PATIALA: New York auction house, Sotheby’s, will auction a historic painting of Maharajah Ranjit Singh on March 18. The French artist, Leopold Massard, in 1830 portrayed Maharaja in watercolors on paper.

According to Sotheby’s catalogue note, the portrait is likely to have been painted during Ranjit Singh's lifetime. It was possibly the study for a lithograph that was widely reproduced in various publications including Bibliotèque Universelle, Voyages en Asie, 1836.

The portrait, signed “L. Massard” on the lower right, is expected to sell for $8,000 to $12,000.

Born in 1780 into a Sikh family of the Sukerchakia misl, Ranjit Singh’s rule stretched from the banks of the Jamuna to the banks of the Khyber, and from Kashmir to Multan. The Sukerchakia Misl was one of 11 Sikh Misls in Punjab during the 18th century. The Sukerchakia last Misldar (commander of the Misl) was Maharaja Ranjit Singh.
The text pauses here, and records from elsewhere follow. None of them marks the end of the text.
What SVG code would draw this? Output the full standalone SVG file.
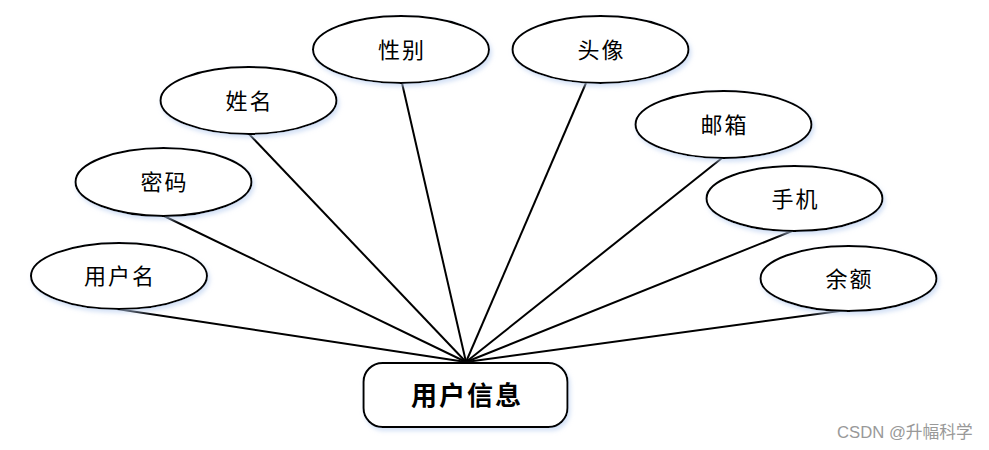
<svg xmlns="http://www.w3.org/2000/svg" width="989" height="450" viewBox="0 0 989 450">
<defs>
<filter id="glow" x="-20%" y="-30%" width="140%" height="160%">
<feDropShadow dx="2" dy="3" stdDeviation="2" flood-color="#b9cff0" flood-opacity="0.6"/>
</filter>
</defs>
<style>
.attr ellipse{fill:#fff;stroke:#000;stroke-width:2;filter:url(#glow)}
.attr text{font-family:"Noto Sans CJK SC","Liberation Sans",sans-serif;font-size:22px;letter-spacing:2px;fill:#000;text-anchor:middle;dominant-baseline:central}
.conn line{stroke:#000;stroke-width:2}
#entity rect{fill:#fff;stroke:#000;stroke-width:2;filter:url(#glow)}
#entity text{font-family:"Noto Sans CJK SC","Liberation Sans",sans-serif;font-size:26px;font-weight:bold;letter-spacing:2px;fill:#000;text-anchor:middle;dominant-baseline:central}
.wm{font-family:"Liberation Sans","Noto Sans CJK SC",sans-serif;font-size:16.7px;fill:#999}
</style>
<rect width="989" height="450" fill="#fff"/>
<g id="connectors" class="conn">
<line x1="117" y1="309" x2="466" y2="362"/>
<line x1="164" y1="216" x2="466" y2="362"/>
<line x1="249" y1="134" x2="466" y2="362"/>
<line x1="402" y1="83" x2="466" y2="362"/>
<line x1="586" y1="83" x2="466" y2="362"/>
<line x1="722" y1="158" x2="466" y2="362"/>
<line x1="792" y1="231" x2="466" y2="362"/>
<line x1="847" y1="310" x2="466" y2="362"/>
</g>
<g id="n-yonghuming" class="attr"><ellipse cx="119" cy="276" rx="88" ry="33"/><text x="120" y="274">用户名</text></g>
<g id="n-mima" class="attr"><ellipse cx="163.5" cy="182" rx="88" ry="34"/><text x="164.5" y="180">密码</text></g>
<g id="n-xingming" class="attr"><ellipse cx="248.5" cy="100.5" rx="88" ry="33.5"/><text x="249.5" y="98.5">姓名</text></g>
<g id="n-xingbie" class="attr"><ellipse cx="401" cy="49.5" rx="88" ry="33.5"/><text x="402" y="47.5">性别</text></g>
<g id="n-touxiang" class="attr"><ellipse cx="600.5" cy="49.5" rx="88" ry="33.5"/><text x="601.5" y="47.5">头像</text></g>
<g id="n-youxiang" class="attr"><ellipse cx="723.5" cy="124.5" rx="88" ry="33.5"/><text x="724.5" y="122.5">邮箱</text></g>
<g id="n-shouji" class="attr"><ellipse cx="794.5" cy="198.5" rx="88" ry="32.5"/><text x="795.5" y="196.5">手机</text></g>
<g id="n-yue" class="attr"><ellipse cx="848.5" cy="278.5" rx="88" ry="32.5"/><text x="849.5" y="276.5">余额</text></g>
<g id="entity"><rect x="363.5" y="363" width="204" height="64" rx="19" ry="19"/><text x="467" y="393">用户信息</text></g>
<text class="wm" x="837" y="438">CSDN @升幅科学</text>
</svg>
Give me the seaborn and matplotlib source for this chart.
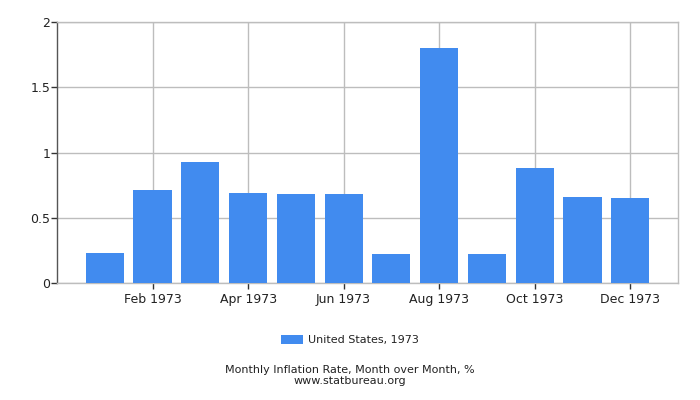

The majority of his subjects were Muslim, and they had an intense loyalty towards him and his Sikhs. This was evident when the British Indian Governor-General Lord Auckland asked the foreign minister of the Sikh Empire, Fakir Azizuddin, a Muslim, which of the Maharaja's eyes was missing. He replied: "The Maharaja is like the sun, and sun has only one eye. The splendour and luminosity of his single eye is so much that I have never dared to look at his other eye."

After his death in 1840, the Sikh Empire was divided into small principalities that were ruled by several Sikh jagirdars. This weak arrangement proved a good opportunity for the East India Company of England to put an end to the Sikh stronghold of the Punjab in 1849.

The auction will take place in New York on March 18, under the 'Indian & Southeast Asian Art' sale section.